The way to monitor saturation in Calico is batch size. Here we can analyze three kinds of batches and also analyze them by quantiles.

# Number of messages processed in each batch
felix_int_dataplane_msg_batch_size{quantile="0.99"}

# Interface state messages processed in each batch
felix_int_dataplane_iface_msg_batch_size{quantile="0.99"}

# Interface address messages processed in each batch
felix_int_dataplane_addr_msg_batch_size{quantile="0.99"}

Traffic

One of the four golden signals we have to monitor to is traffic, in this case for calico, we need to monitor the most core network requests.
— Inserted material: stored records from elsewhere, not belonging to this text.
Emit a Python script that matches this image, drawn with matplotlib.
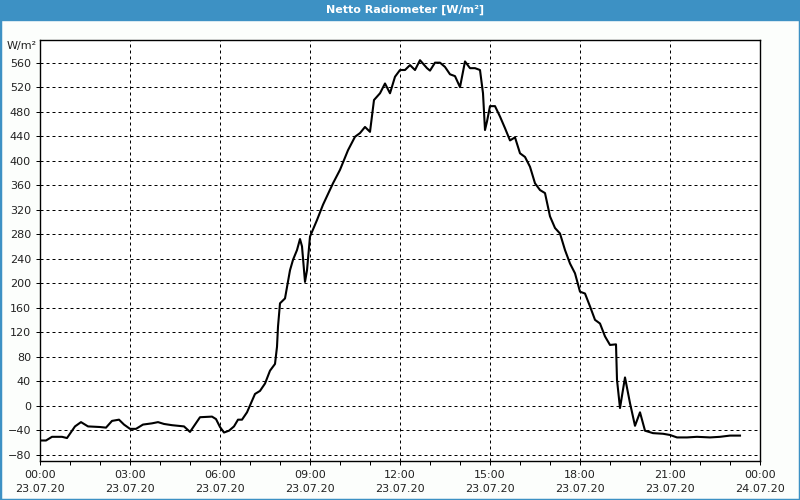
import matplotlib
matplotlib.use("Agg")
import matplotlib.pyplot as plt
import matplotlib.dates as mdates
import pandas as pd
from matplotlib.patches import Rectangle

# Messwerte Netto Radiometer, 23.07.20 (Minuten seit Mitternacht, W/m²)
minutes = [0, 12, 24, 44, 54, 70, 82, 96, 120, 132, 144, 158, 168, 180, 192, 206,
           224, 236, 248, 264, 288, 300, 320, 344, 352, 360, 368, 378, 388, 396,
           404, 414, 430, 440, 450, 460, 470, 474, 476, 480, 490, 500, 506, 514,
           520, 524, 530, 534, 540, 554, 566, 586, 600, 616, 630, 640, 650, 660,
           668, 680, 690, 700, 710, 720, 730, 740, 750, 760, 774, 780, 790, 800,
           810, 820, 830, 840, 850, 860, 870, 880, 886, 890, 894, 900, 910, 920,
           930, 940, 950, 960, 970, 980, 990, 1000, 1010, 1020, 1030, 1040, 1050,
           1060, 1070, 1080, 1090, 1100, 1110, 1120, 1130, 1140, 1152, 1154, 1160,
           1170, 1180, 1190, 1200, 1210, 1226, 1246, 1260, 1274, 1294, 1314, 1340,
           1360, 1380, 1400]
values = [-57, -57, -51, -51, -53, -34, -27, -34, -35, -36, -25, -23, -31, -38, -38, -31,
          -29, -27, -30, -32, -34, -43, -19, -18, -22, -35, -44, -41, -34, -23,
          -23, -11, 19, 24, 36, 57, 68, 96, 129, 167, 175, 221, 238, 254,
          272, 260, 202, 221, 276, 303, 328, 363, 385, 417, 439, 445, 455, 447,
          499, 510, 526, 510, 537, 548, 548, 556, 548, 564, 551, 547, 560, 560,
          553, 541, 538, 520, 562, 551, 551, 548, 510, 450, 464, 489, 489, 472,
          453, 433, 438, 412, 406, 390, 363, 352, 347, 309, 290, 281, 254,
          232, 216, 186, 183, 162, 140, 134, 113, 99, 100, 42, -4,
          46, 4, -33, -11, -41, -45, -46, -48, -52, -52, -51, -52,
          -51, -49, -49]

y_ticks = list(range(-80, 561, 40))
title = "Netto Radiometer [W/m²]"
unit = "W/m²"

start = pd.Timestamp("2020-07-23")
times = start + pd.to_timedelta(minutes, unit="min")

blue = "#3d91c4"
fig = plt.figure(figsize=(8, 5), dpi=100, facecolor="#fcfefc")

# Titelleiste und Rahmen
fig.patches.append(Rectangle((0, 1 - 20 / 500), 1, 20 / 500, transform=fig.transFigure,
                             color=blue, zorder=0))
fig.patches.append(Rectangle((0, 0), 1, 1, transform=fig.transFigure, fill=False,
                             edgecolor=blue, linewidth=2.5, zorder=0))
fig.text(0.506, 1 - 10 / 500, title, color="white", fontsize=8, fontweight="bold",
         ha="center", va="center")

ax = fig.add_axes([40 / 800, 1 - 460.7 / 500, 720 / 800, 420.7 / 500])
ax.set_facecolor("white")
ax.plot(times, values, color="black", linewidth=1.5)

ax.set_xlim(start, start + pd.Timedelta(hours=24))
ax.set_ylim(-90, 597)
ax.set_yticks(y_ticks)
ax.xaxis.set_major_locator(mdates.HourLocator(byhour=range(0, 24, 3)))
ax.xaxis.set_minor_locator(mdates.HourLocator())
ax.xaxis.set_major_formatter(mdates.DateFormatter("%H:%M\n%d.%m.%y"))

ax.grid(True, which="major", color="black", linewidth=0.72, linestyle=(0, (3, 3)))
ax.tick_params(axis="both", which="both", labelsize=8, labelcolor="#222222",
               direction="out", width=0.72, length=3)
ax.tick_params(axis="x", which="major", pad=3.5)
for lbl in ax.get_xticklabels():
    lbl.set_linespacing(1.5)
for s in ax.spines.values():
    s.set_linewidth(1)

fig.text(37 / 800, 1 - 46 / 500, unit, fontsize=8, color="#222222", ha="right", va="center")

fig.savefig("out.png", dpi=100, facecolor=fig.get_facecolor())
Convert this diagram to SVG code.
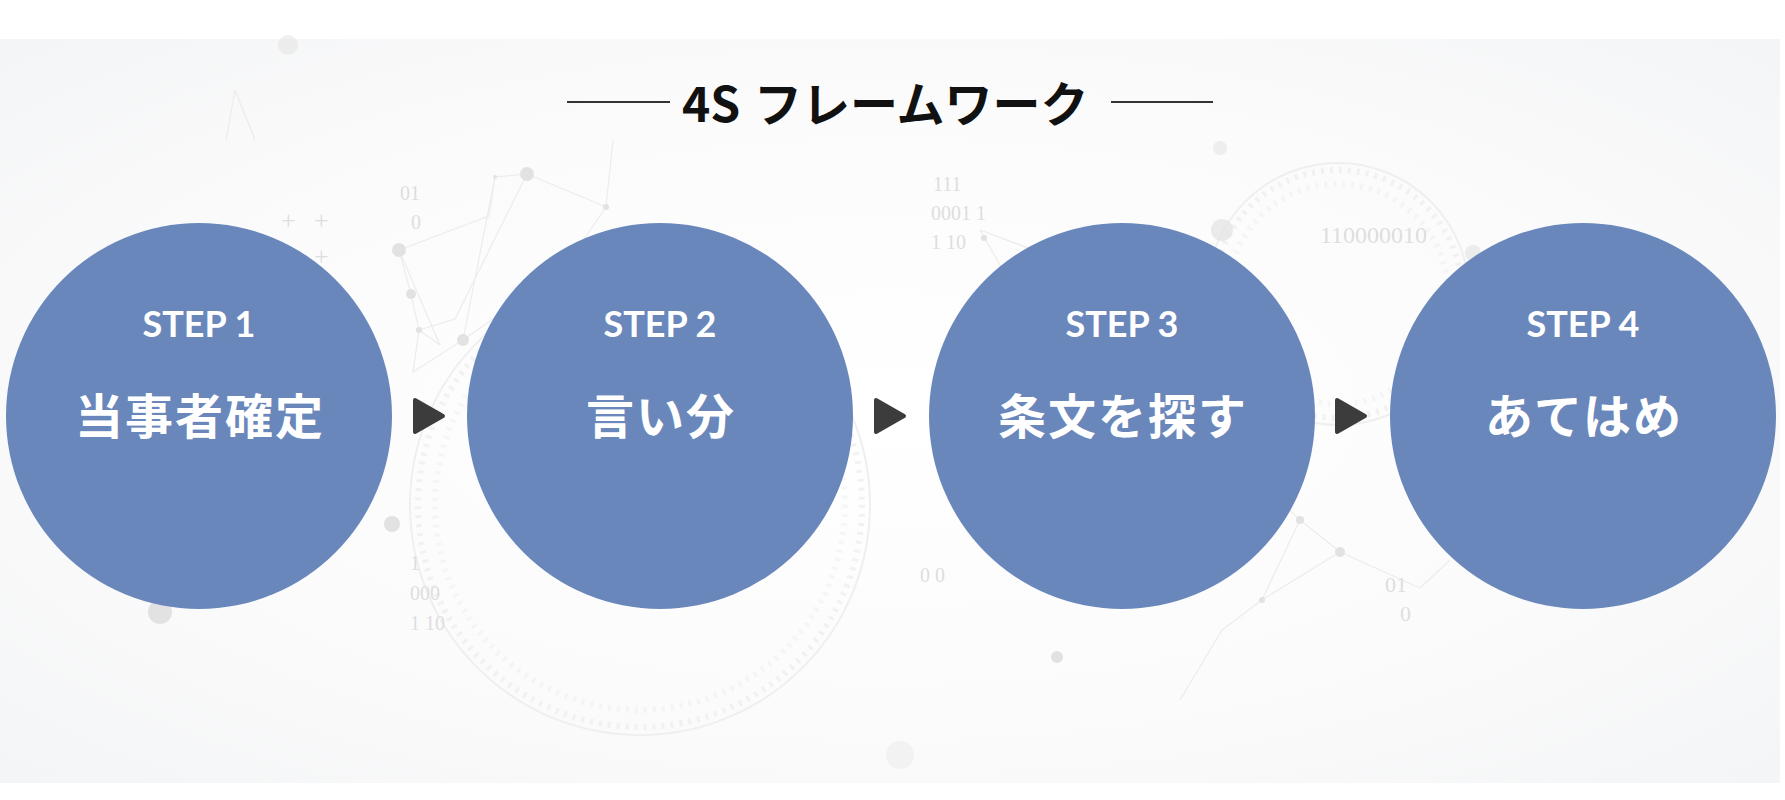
<svg xmlns="http://www.w3.org/2000/svg" width="1785" height="800" viewBox="0 0 1785 800">
  <defs>
    <radialGradient id="bg" cx="50%" cy="50%" r="70%">
      <stop offset="0" stop-color="#ffffff"/>
      <stop offset="0.6" stop-color="#fbfbfc"/>
      <stop offset="1" stop-color="#f4f5f6"/>
    </radialGradient>
    <style>
      .step { fill: #6a87bb; }
      .lbl1 { font-family: Lato, "Noto Sans", sans-serif; font-weight: 700; font-size: 36px; fill: #ffffff; text-anchor: middle; }
      .lbl2 { font-family: "Noto Sans CJK JP", sans-serif; font-weight: 700; font-size: 48px; fill: #ffffff; text-anchor: middle; letter-spacing: 2px; }
      .title { font-family: "Noto Sans CJK JP", sans-serif; font-weight: 700; font-size: 48px; fill: #111111; }
      .rule { stroke: #333333; stroke-width: 2; }
      .arrow { fill: #3c3c3c; stroke: #3c3c3c; stroke-width: 4; stroke-linejoin: round; }
      .bin { font-family: "Liberation Serif", serif; fill: #dedede; }
      .net { stroke: #ececec; stroke-width: 1.2; fill: none; }
      .dot { fill: #e2e2e2; }
      .globe { fill: none; stroke: #efefef; stroke-width: 2; }
      .globed { fill: none; stroke: #ececec; stroke-width: 6; stroke-dasharray: 3 6; }
    </style>
  </defs>

  <rect x="0" y="0" width="1785" height="800" fill="#ffffff"/>
  <rect x="0" y="39" width="1780" height="744" fill="url(#bg)"/>

  <g id="background-decor">
    <circle class="globe" cx="640" cy="505" r="230"/>
    <circle class="globed" cx="640" cy="505" r="222" opacity="0.7"/>
    <circle class="globed" cx="640" cy="505" r="205" opacity="0.4"/>
    <circle class="globe" cx="1338" cy="294" r="131"/>
    <circle class="globed" cx="1338" cy="294" r="124" opacity="0.7"/>
    <circle class="globed" cx="1338" cy="294" r="110" opacity="0.4"/>
    <path class="net" d="M527 174 L495 177 L489 216 L399 250 L411 294 L419 330 L413 372 L463 340 L495 177 M527 174 L606 207 L613 140 M527 174 L455 319 L419 330 M399 250 L440 345 M606 207 L563 270 L463 340 M440 345 L419 330"/>
    <path class="net" d="M1222 630 L1262 600 L1340 552 L1300 520 L1262 600 M1340 552 L1420 588 M1222 630 L1180 700 M1300 520 L1250 470 M1450 560 L1420 588"/>
    <path class="net" d="M980 230 L1020 300 L1060 260 L980 230 M1060 260 L1100 340"/>
    <path class="net" d="M235 90 L226 140 M235 90 L255 140"/>
    <circle class="dot" cx="527" cy="174" r="7"/>
    <circle class="dot" cx="399" cy="250" r="7"/>
    <circle class="dot" cx="411" cy="294" r="5"/>
    <circle class="dot" cx="463" cy="340" r="6"/>
    <circle class="dot" cx="606" cy="207" r="3"/>
    <circle class="dot" cx="495" cy="177" r="2"/>
    <circle class="dot" cx="419" cy="330" r="3"/>
    <circle class="dot" cx="160" cy="612" r="12"/>
    <circle class="dot" cx="357" cy="380" r="5"/>
    <circle class="dot" cx="1222" cy="230" r="11" opacity="0.7"/>
    <circle class="dot" cx="288" cy="45" r="10" opacity="0.5"/>
    <circle class="dot" cx="1057" cy="657" r="6"/>
    <circle class="dot" cx="1340" cy="552" r="5"/>
    <circle class="dot" cx="1262" cy="600" r="3"/>
    <circle class="dot" cx="1300" cy="520" r="4"/>
    <circle class="dot" cx="984" cy="238" r="3"/>
    <circle class="dot" cx="1473" cy="253" r="8" opacity="0.6"/>
    <circle class="dot" cx="392" cy="524" r="8" fill="#dde8e8"/>
    <circle class="dot" cx="900" cy="755" r="14" opacity="0.35"/>
    <circle class="dot" cx="1220" cy="148" r="7" opacity="0.5"/>
    <text class="bin" x="400" y="200" font-size="20">01</text>
    <text class="bin" x="411" y="229" font-size="20">0</text>
    <text class="bin" x="933" y="191" font-size="20">111</text>
    <text class="bin" x="931" y="220" font-size="20">0001  1</text>
    <text class="bin" x="931" y="249" font-size="20">1  10</text>
    <text class="bin" x="1320" y="243" font-size="24">110000010</text>
    <text class="bin" x="1385" y="592" font-size="22">01</text>
    <text class="bin" x="1400" y="621" font-size="22">0</text>
    <text class="bin" x="410" y="570" font-size="20">1</text>
    <text class="bin" x="410" y="600" font-size="20">000</text>
    <text class="bin" x="410" y="630" font-size="20">1  10</text>
    <text class="bin" x="920" y="582" font-size="20">0  0</text>
    <text class="bin" x="281" y="229" font-size="26">+</text>
    <text class="bin" x="314" y="229" font-size="26">+</text>
    <text class="bin" x="314" y="265" font-size="26">+</text>
  </g>

  <g id="title">
    <line class="rule" x1="567" y1="102" x2="670" y2="102"/>
    <line class="rule" x1="1111" y1="102" x2="1213" y2="102"/>
    <text class="title" x="682" y="122">4S</text>
    <text class="title" x="754" y="122">フレームワーク</text>
  </g>

  <g id="connectors">
    <path class="arrow" d="M415 400 L443 416 L415 432 Z"/>
    <path class="arrow" d="M876 400 L904 416 L876 432 Z"/>
    <path class="arrow" d="M1337 400 L1365 416 L1337 432 Z"/>
  </g>

  <g id="step1">
    <circle class="step" cx="199" cy="416" r="193"/>
    <text class="lbl1" x="199" y="337">STEP 1</text>
    <text class="lbl2" x="200" y="434">当事者確定</text>
  </g>
  <g id="step2">
    <circle class="step" cx="660" cy="416" r="193"/>
    <text class="lbl1" x="660" y="337">STEP 2</text>
    <text class="lbl2" x="661" y="434">言い分</text>
  </g>
  <g id="step3">
    <circle class="step" cx="1122" cy="416" r="193"/>
    <text class="lbl1" x="1122" y="337">STEP 3</text>
    <text class="lbl2" x="1123" y="434">条文を探す</text>
  </g>
  <g id="step4">
    <circle class="step" cx="1583" cy="416" r="193"/>
    <text class="lbl1" x="1583" y="337">STEP 4</text>
    <text class="lbl2" x="1584" y="434">あてはめ</text>
  </g>
</svg>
Ipset and Iptables commands are the lowest level interaction in calico, in order to create that traffic Calico needs to create, destroy and update any policy network.

# Number of ipset commands executed.
rate(felix_ipset_calls[5m])

# Number of ipset operations executed.
rate(felix_ipset_lines_executed[5m])

# Number of iptables rule updates executed.
rate(felix_iptables_lines_executed[5m])

# Number of iptables-restore calls.
rate(felix_iptables_restore_calls[5m])

# Number of iptables-save calls.
rate(felix_iptables_save_calls[$__interval])

Agent Configuration

The default agent jobs for this integration are as follows:

- job_name: 'calico-node-default'
  kubernetes_sd_configs:
  - role: pod
  relabel_configs:
  - action: keep
    source_labels: [__meta_kubernetes_pod_host_ip]
    regex: __HOSTIPS__
  - action: drop
    source_labels: [__meta_kubernetes_pod_annotation_promcat_sysdig_com_omit]
    regex: true
  - source_labels: [__meta_kubernetes_pod_phase]
    action: keep
    regex: Running
  - action: replace
    source_labels: [__meta_kubernetes_pod_annotation_prometheus_io_scheme]
    target_label: __scheme__
    regex: (https?)
  - action: replace
    source_labels:
    - __meta_kubernetes_pod_container_name
    - __meta_kubernetes_pod_annotation_promcat_sysdig_com_integration_type
    regex: (calico-node);(.{0}$)
    replacement: calico
    target_label: __meta_kubernetes_pod_annotation_promcat_sysdig_com_integration_type
  - action: keep
    source_labels:
    - __meta_kubernetes_pod_annotation_promcat_sysdig_com_integration_type
    regex: "calico"
  - action: replace
    source_labels: [__address__]
    regex: ([^:]+)(?::\d+)?
    replacement: $1:9091
    target_label: __address__
  - action: replace
    source_labels: [__meta_kubernetes_pod_uid]
    target_label: sysdig_k8s_pod_uid
  - action: replace
    source_labels: [__meta_kubernetes_pod_container_name]
    target_label: sysdig_k8s_pod_container_name
  metric_relabel_configs:
  - source_labels: [__name__]
    regex: (felix_calc_graph_update_time_seconds|felix_cluster_num_hosts|felix_cluster_num_policies|felix_cluster_num_profiles|felix_exec_time_micros|felix_int_dataplane_addr_msg_batch_size|felix_int_dataplane_apply_time_seconds|felix_int_dataplane_failures|felix_int_dataplane_iface_msg_batch_size|felix_int_dataplane_msg_batch_size|felix_ipset_calls|felix_ipset_errors|felix_ipset_lines_executed|felix_iptables_lines_executed|felix_iptables_lock_acquire_secs|felix_iptables_restore_calls|felix_iptables_restore_errors|felix_iptables_save_calls|felix_iptables_save_errors|felix_log_errors|felix_route_table_list_seconds|felix_route_table_per_iface_sync_seconds)
    action: keep
- job_name: 'calico-controller-default'
  kubernetes_sd_configs:
  - role: pod
  relabel_configs:
  - action: keep
    source_labels: [__meta_kubernetes_pod_host_ip]
    regex: __HOSTIPS__
  - action: drop
    source_labels: [__meta_kubernetes_pod_annotation_promcat_sysdig_com_omit]
    regex: true
  - source_labels: [__meta_kubernetes_pod_phase]
    action: keep
    regex: Running
  - action: replace
    source_labels: [__meta_kubernetes_pod_annotation_prometheus_io_scheme]
    target_label: __scheme__
    regex: (https?)
  - action: replace
    separator: ;
    source_labels:
    - __meta_kubernetes_pod_container_name
    - __meta_kubernetes_pod_annotation_promcat_sysdig_com_integration_type
    regex: (calico-kube-controllers);(.{0}$)
    replacement: calico-controller
    target_label: __meta_kubernetes_pod_annotation_promcat_sysdig_com_integration_type
  - action: keep
    source_labels:
    - __meta_kubernetes_pod_annotation_promcat_sysdig_com_integration_type
    regex: "calico-controller"
  - action: replace
    source_labels: [__address__]
    regex: ([^:]+)(?::\d+)?
    replacement: $1:9094
    target_label: __address__
  - action: replace
    source_labels: [__meta_kubernetes_pod_uid]
    target_label: sysdig_k8s_pod_uid
  - action: replace
    source_labels: [__meta_kubernetes_pod_container_name]
    target_label: sysdig_k8s_pod_container_name